Unflinching Walk: Though he actually stops just prior to the explosion, Zorg qualifies when he tricks the Mangalores into blowing themselves up. He doesn't even flinch at the big boom in the tunnels, while his assistant freaks out.
Updated Re-release: This movie has been re-released more than once because it is great for showing off new high-end TVs. It's nearly always kept prominently displayed as a result.
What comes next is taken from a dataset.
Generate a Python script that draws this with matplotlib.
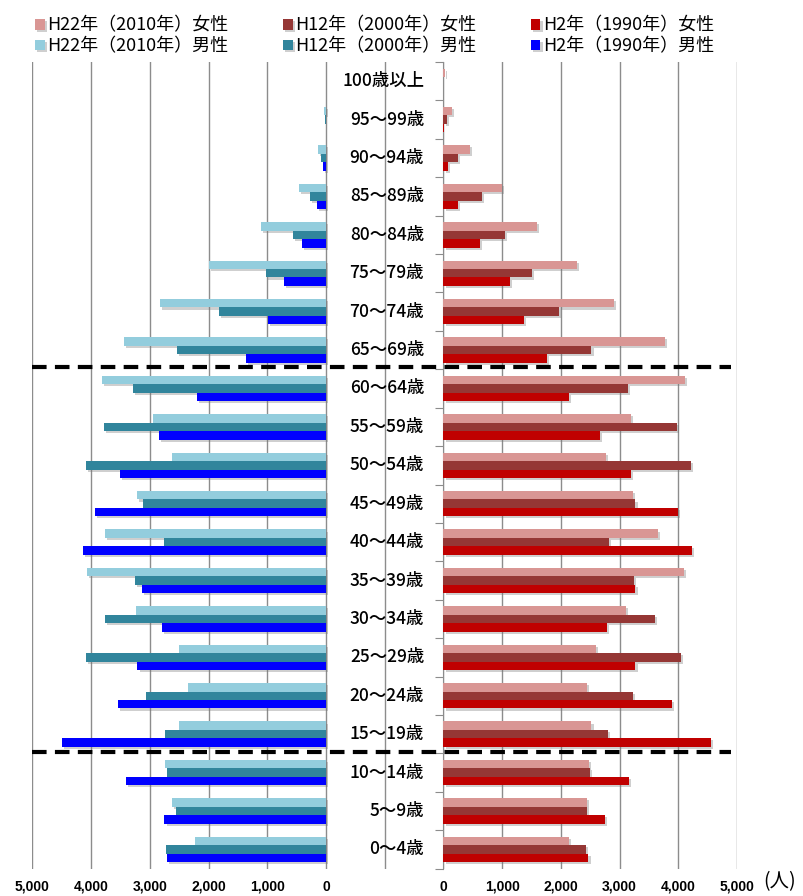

Vicious Cycle: An evil planet that comes to life every five thousand years attempts to collide with the Earth, causing a chain reaction that would destroy all life in the universe. This can only be prevented by the use of an ancient superweapon and, in the film, The Power of Love. The shot at the end when we see how close the planet got to colliding with Earth also has our eerily similarly-sized moon lingering in view as well, implying that its origins were from the last time this happened (and that it was also a very close call).
The novelisation confirms that the Moon is the remains of the previous evil planet.
Villainous Breakdown: Zorg has one surprisingly early when the Mangalores fail to deliver the stones. He then has an even bigger one when he himself fails, though this is justified as he knows what will happen if he fails Mr. Shadow.
The Voice: Korben Dallas's mother is heard but never seen.
Ditto for Finger, Korben's boss at the cab company. He doesn't seem unreasonable on the phone, but Dallas seems genuinely worried about crossing him.
Waif-Fu: And another Leeloo trope. We are not at home to Mr. Newton, no sir.
Wasn't That Fun?: Ruby Rhod proclaims the attack of Phloston Paradise as the "best show I ever did."
Right-Arm: Sorry, sir, this will never happen again. Zorg:I know. BOOM!
You Monster!: Priest Vito Cornelius tells Zorg "You're a monster", to which Zorg replies "I know."
You Were Trying Too Hard: After trying numerous ways to activate the four elemental stones, they all give up. David laments "We're not going to make it..." and sighs, inadvertently activating the wind stone. Turns out the stones need their classical element to activate (wind for wind, earth for earth, water for water, fire for fire).